As the San Diego City Council prepares to discuss Balboa Park’s paid parking program on Monday, various compromise proposals are already circulating — from offering free parking one day per week to tiered systems for city versus county residents.

We need to be clear: While well-intentioned, these are not solutions, and the San Diego Natural History Museum urges the council to see them for what they are — half-measures that fail to address the fundamental damage this policy has inflicted on our institutions and the community we serve.

Proposals such as offering free parking one or more days per week are nonstarters. One day of free parking does not solve a seven-day problem. Offering free parking on Sundays while maintaining barriers the other six days of the week does nothing to address the accessibility crisis facing our community. Families who cannot afford parking fees on Saturday are not helped by Sunday access. School groups visiting on weekdays still face the same financial burden. This is not a solution — it is a symbolic gesture that perpetuates inequality of access to public cultural resources.

Similarly, proposals to offer free parking exclusively to city of San Diego residents — while requiring county residents to pay — create troubling new problems while failing to resolve existing ones. This approach still erects a financial barrier for the hundreds of thousands of San Diego County residents who have supported Balboa Park institutions for generations. It does nothing to reduce the enforcement and verification nightmare that is slowing entry and creating confusion. And most fundamentally, it sends a problematic message that access to San Diego’s cultural institutions should be determined by which side of a municipal boundary line you live on.

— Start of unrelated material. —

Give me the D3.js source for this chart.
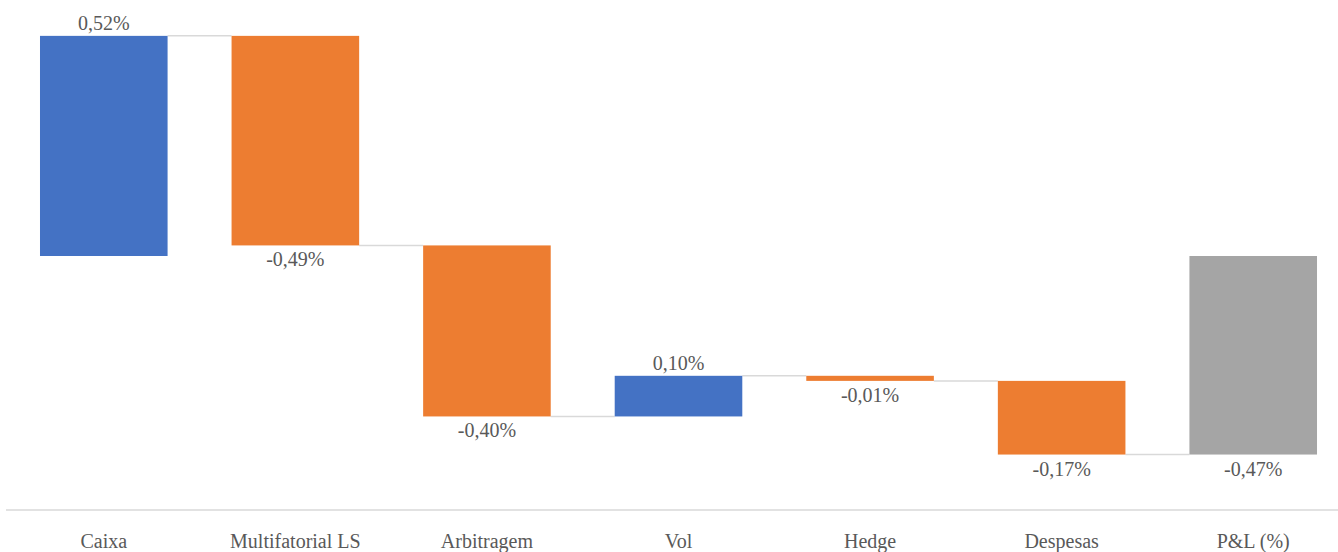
<!DOCTYPE html>
<html>
<head>
<meta charset="utf-8">
<script src="https://cdn.jsdelivr.net/npm/d3@7"></script>
<style>
  body { margin: 0; background: #fff; }
  svg { display: block; font-family: "Liberation Serif", "DejaVu Serif", serif; }
</style>
</head>
<body>
<div id="chart"></div>
<script>
const categories = ["Caixa", "Multifatorial LS", "Arbitragem", "Vol", "Hedge", "Despesas", "P&L (%)"];
const changes = [0.52, -0.495, -0.404, 0.096, -0.012, -0.174];
const kinds = ["up", "down", "down", "up", "down", "down", "total"];
const colours = { up: "#4472C4", down: "#ED7D31", total: "#A5A5A5" };

function drawWaterfall(id) {
  const width = 1338;
  const height = 552;

  // running totals -> start / end per bar, last bar is the total from zero
  let running = 0;
  const bars = changes.map((v, i) => {
    const start = running;
    running += v;
    return { name: categories[i], start: start, end: running, value: v, kind: kinds[i] };
  });
  bars.push({ name: categories[6], start: 0, end: running, value: running, kind: kinds[6] });

  const x = d3.scaleBand()
    .domain(categories)
    .range([8, 1349])
    .paddingInner(0.334)
    .paddingOuter(0.167);

  const y = d3.scaleLinear()
    .domain([-0.6, 0.6])
    .range([510, 2]);

  const fmt = v => v.toFixed(2).replace(".", ",") + "%";

  const svg = d3.select(id)
    .append("svg")
    .attr("width", width)
    .attr("height", height);

  // connectors
  svg.selectAll("line.conn")
    .data(bars.slice(0, -1))
    .enter()
    .append("line")
    .attr("class", "conn")
    .attr("x1", d => x(d.name) + x.bandwidth())
    .attr("x2", (d, i) => x(categories[i + 1]))
    .attr("y1", d => y(d.end))
    .attr("y2", d => y(d.end))
    .attr("stroke", "#D9D9D9")
    .attr("stroke-width", 1.5);

  svg.selectAll("rect")
    .data(bars)
    .enter()
    .append("rect")
    .attr("x", d => x(d.name))
    .attr("width", x.bandwidth())
    .attr("y", d => y(Math.max(d.start, d.end)))
    .attr("height", d => Math.abs(y(d.start) - y(d.end)))
    .style("fill", d => colours[d.kind]);

  svg.selectAll("text.val")
    .data(bars)
    .enter()
    .append("text")
    .attr("class", "val")
    .attr("x", d => x(d.name) + x.bandwidth() / 2)
    .attr("y", d => d.value >= 0 ? y(d.end) - 6 : y(Math.min(d.start, d.end)) + 21)
    .attr("text-anchor", "middle")
    .attr("font-size", 20)
    .attr("fill", "#595959")
    .text(d => fmt(d.value));

  // category axis
  svg.append("line")
    .attr("x1", 6)
    .attr("x2", width)
    .attr("y1", y(-0.6))
    .attr("y2", y(-0.6))
    .attr("stroke", "#D9D9D9")
    .attr("stroke-width", 1.5);

  svg.selectAll("text.cat")
    .data(categories)
    .enter()
    .append("text")
    .attr("class", "cat")
    .attr("x", d => x(d) + x.bandwidth() / 2)
    .attr("y", 548)
    .attr("text-anchor", "middle")
    .attr("font-size", 20)
    .attr("fill", "#595959")
    .text(d => d);
}

drawWaterfall("#chart");
</script>
</body>
</html>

Balboa Park serves the entire region — our membership, our school groups, our donors and our visitors come from throughout the county. Any fee structure — regardless of how it’s tiered or geographically limited — maintains the core problem: charging people to access their own public park and cultural institutions.

Rather than the city cutting its own spending, it is effectively placing that burden onto nonprofit cultural institutions. The impact is not theoretical — we are experiencing attendance declines of 25% to 40% and corresponding drops in earned revenue. These losses threaten the financial sustainability of institutions that have served this community for generations — resulting in inevitable layoffs and major gaps in exhibitions and educational programs. The city has effectively outsourced its financial challenges to the very organizations that serve its residents and enhance San Diego’s cultural reputation.

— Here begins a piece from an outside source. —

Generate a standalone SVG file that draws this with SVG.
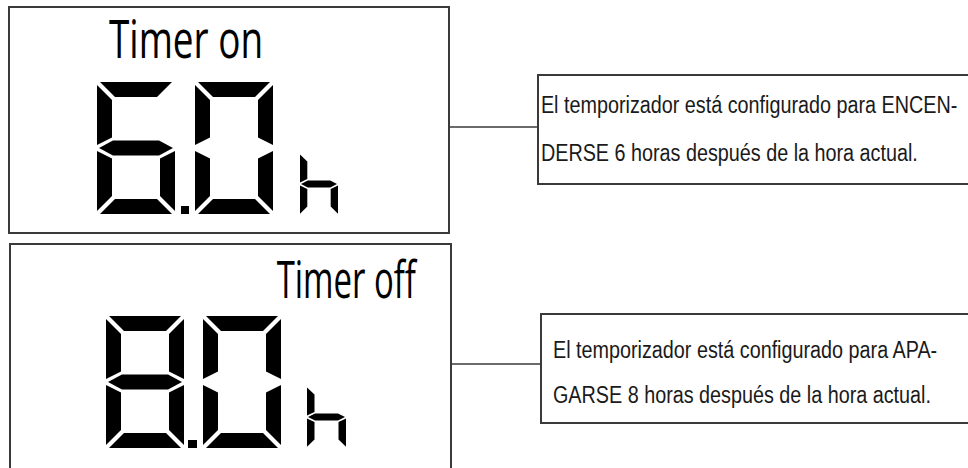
<svg xmlns="http://www.w3.org/2000/svg" xmlns:xlink="http://www.w3.org/1999/xlink" width="968" height="468" viewBox="0 0 968 468">
<style>
.frame{fill:none;stroke:#3a3a3a;stroke-width:2}
.conn{stroke:#3a3a3a;stroke-width:1.5;fill:none}
.seg{fill:#000}
.lcd{font-family:"Open Sans","Noto Sans","DejaVu Sans",sans-serif;fill:#000}
.note{font-family:"Liberation Sans",Arial,sans-serif;font-size:23px;fill:#1a1a1a}
</style>
<defs>
<polygon id="sa" points="3,0 75,0 60,15 18,15"/>
<polygon id="sf" points="0,3 15,18 15,55.5 0,63"/>
<polygon id="sb" points="78,3 63,18 63,55.5 78,63"/>
<polygon id="sg" points="2,66 16,58.5 62,58.5 76,66 62,73.5 16,73.5"/>
<polygon id="se" points="0,69 15,76.5 15,114 0,129"/>
<polygon id="sc" points="78,69 63,76.5 63,114 78,129"/>
<polygon id="sd" points="18,117 60,117 75,132 3,132"/>
</defs>

<g id="display-on">
<rect class="frame" x="9" y="7" width="440" height="226"/>
<text class="lcd" transform="scale(0.697,1)" x="156.4" y="58" font-size="53">Timer on</text>
<g class="seg" transform="translate(97,82)">
<use xlink:href="#sa"/><use xlink:href="#sf"/><use xlink:href="#sg"/><use xlink:href="#se"/><use xlink:href="#sc"/><use xlink:href="#sd"/>
</g>
<rect class="seg" x="181" y="206" width="8" height="8"/>
<g class="seg" transform="translate(195,82)">
<use xlink:href="#sa"/><use xlink:href="#sb"/><use xlink:href="#sf"/><use xlink:href="#se"/><use xlink:href="#sc"/><use xlink:href="#sd"/>
</g>
<g class="seg" transform="translate(300,153) scale(0.487,0.47)">
<use xlink:href="#sf"/><use xlink:href="#sg"/><use xlink:href="#se"/><use xlink:href="#sc"/>
</g>
</g>

<g id="display-off">
<path class="frame" d="M10,470 V244 H451 V470"/>
<text class="lcd" transform="scale(0.645,1)" x="429" y="298" font-size="51">Timer off</text>
<g class="seg" transform="translate(106,316)">
<use xlink:href="#sa"/><use xlink:href="#sb"/><use xlink:href="#sf"/><use xlink:href="#sg"/><use xlink:href="#se"/><use xlink:href="#sc"/><use xlink:href="#sd"/>
</g>
<rect class="seg" x="188" y="440" width="9" height="8"/>
<g class="seg" transform="translate(203,316)">
<use xlink:href="#sa"/><use xlink:href="#sb"/><use xlink:href="#sf"/><use xlink:href="#se"/><use xlink:href="#sc"/><use xlink:href="#sd"/>
</g>
<g class="seg" transform="translate(307,386) scale(0.5,0.47)">
<use xlink:href="#sf"/><use xlink:href="#sg"/><use xlink:href="#se"/><use xlink:href="#sc"/>
</g>
</g>

<g id="connectors">
<line class="conn" x1="449" y1="127" x2="538" y2="127"/>
<line class="conn" x1="451" y1="364" x2="541" y2="364"/>
</g>

<g id="note-on">
<path class="frame" d="M970,75 H538 V184 H970"/>
<g transform="scale(0.86,1)">
<text class="note" x="629" y="113">El temporizador está configurado para ENCEN-</text>
<text class="note" x="629" y="161">DERSE 6 horas después de la hora actual.</text>
</g>
</g>

<g id="note-off">
<path class="frame" d="M970,314 H541 V423 H970"/>
<g transform="scale(0.86,1)">
<text class="note" x="643" y="358">El temporizador está configurado para APA-</text>
<text class="note" x="643" y="403">GARSE 8 horas después de la hora actual.</text>
</g>
</g>
</svg>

Make no mistake: Anything short of full repeal sends a clear and damaging message. It tells our community that the city’s revenue needs matter more than the long-term financial health and sustainability of the arts and cultural organizations that define Balboa Park. It tells families that their access to culture is negotiable. It tells the nonprofit sector that we are expected to absorb the consequences of municipal budget decisions.

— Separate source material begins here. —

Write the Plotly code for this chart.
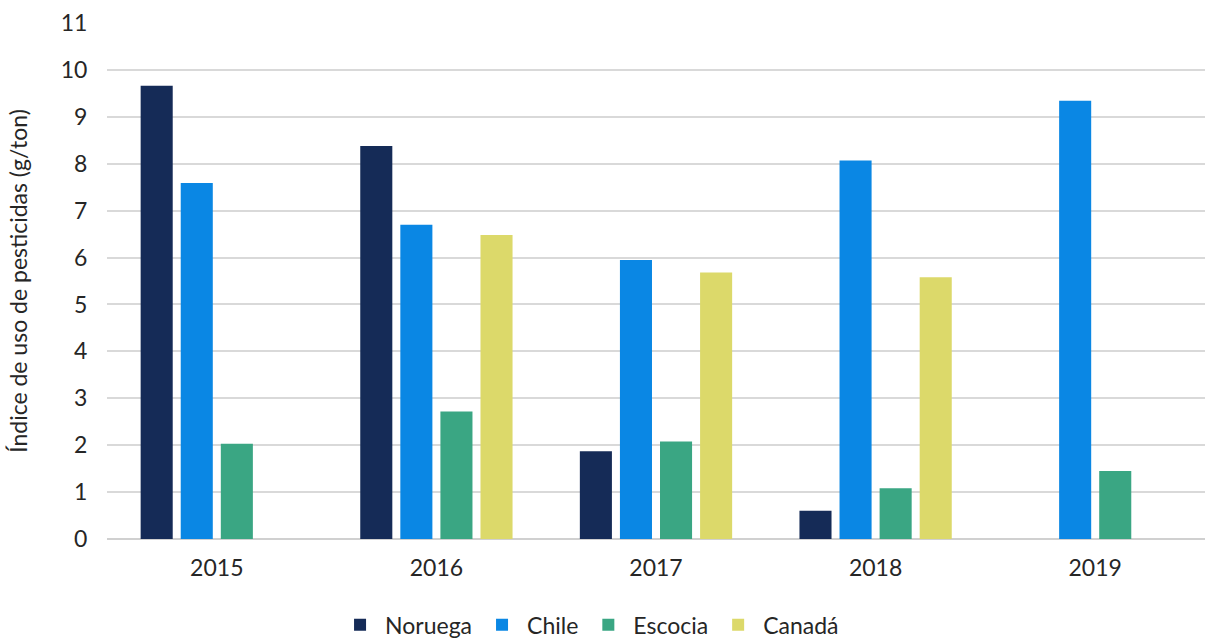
import plotly.graph_objects as go

years = ["2015", "2016", "2017", "2018", "2019"]
noruega = [9.66, 8.38, 1.87, 0.60, None]
chile = [7.59, 6.70, 5.95, 8.07, 9.34]
escocia = [2.03, 2.72, 2.08, 1.08, 1.45]
canada = [None, 6.48, 5.68, 5.58, None]

series = [
    ("Noruega", noruega, "#152B57"),
    ("Chile", chile, "#0A87E4"),
    ("Escocia", escocia, "#3AA683"),
    ("Canadá", canada, "#DCD96A"),
]

fig = go.Figure()
for name, vals, color in series:
    fig.add_trace(go.Bar(
        x=years, y=vals, name=name,
        marker=dict(color=color, line=dict(width=0)),
    ))

font_color = "#262626"
fig.update_layout(
    width=1207, height=644,
    margin=dict(l=107, r=2, t=23, b=105, autoexpand=False),
    paper_bgcolor="white", plot_bgcolor="white",
    font=dict(family="Lato, 'Open Sans', sans-serif", size=23, color=font_color),
    barmode="group", bargap=0.27, bargroupgap=0.2,
    legend=dict(
        orientation="h", x=0.2077, xanchor="left",
        yref="container", y=0.03, yanchor="middle",
        font=dict(size=23, color=font_color), itemwidth=40,
        traceorder="normal",
    ),
    xaxis=dict(
        type="category", showgrid=False, showline=False, zeroline=False,
        ticks="outside", ticklen=8, tickcolor="rgba(0,0,0,0)",
        tickfont=dict(size=23, color=font_color),
    ),
    yaxis=dict(
        range=[0, 11], dtick=1, tick0=0,
        showgrid=True, gridcolor="#D9D9D9", gridwidth=1.5,
        zeroline=True, zerolinecolor="#D0D0D0", zerolinewidth=1.5,
        showline=False,
        ticks="outside", ticklen=14, tickcolor="rgba(0,0,0,0)",
        tickfont=dict(size=23, color=font_color),
        title=dict(text="Índice de uso de pesticidas (g/ton)", standoff=26,
                   font=dict(size=23, color=font_color)),
    ),
)

fig.write_html("out.html")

The arts and cultural institutions in Balboa Park are not simply tenants or revenue centers. We are stewards of public trust, educators of children, keepers of shared history and essential components of what makes San Diego a world-class city. We are also your partners — partners who have invested decades and hundreds of millions of dollars in creating and maintaining institutions that serve every resident.

City Council members have a clear choice before them: Repeal this failed policy entirely, or at a minimum, pause its implementation until a truly strategic plan can be developed — one that doesn’t sacrifice accessibility, doesn’t decimate cultural institutions and doesn’t balance the city’s budget on the backs of the nonprofit organizations that make Balboa Park a world-class destination.

The damage is real, it is measurable and it is accelerating. We stand ready to work with the City Council on genuine solutions for Balboa Park’s funding — but those solutions cannot come at the expense of the very institutions that give the park its cultural value and educational purpose.

Council members: repeal the paid parking program or pause it immediately while we develop a better path forward together. Half-measures will only prolong the harm.

Gradwohl is president and CEO of the San Diego Natural History Museum.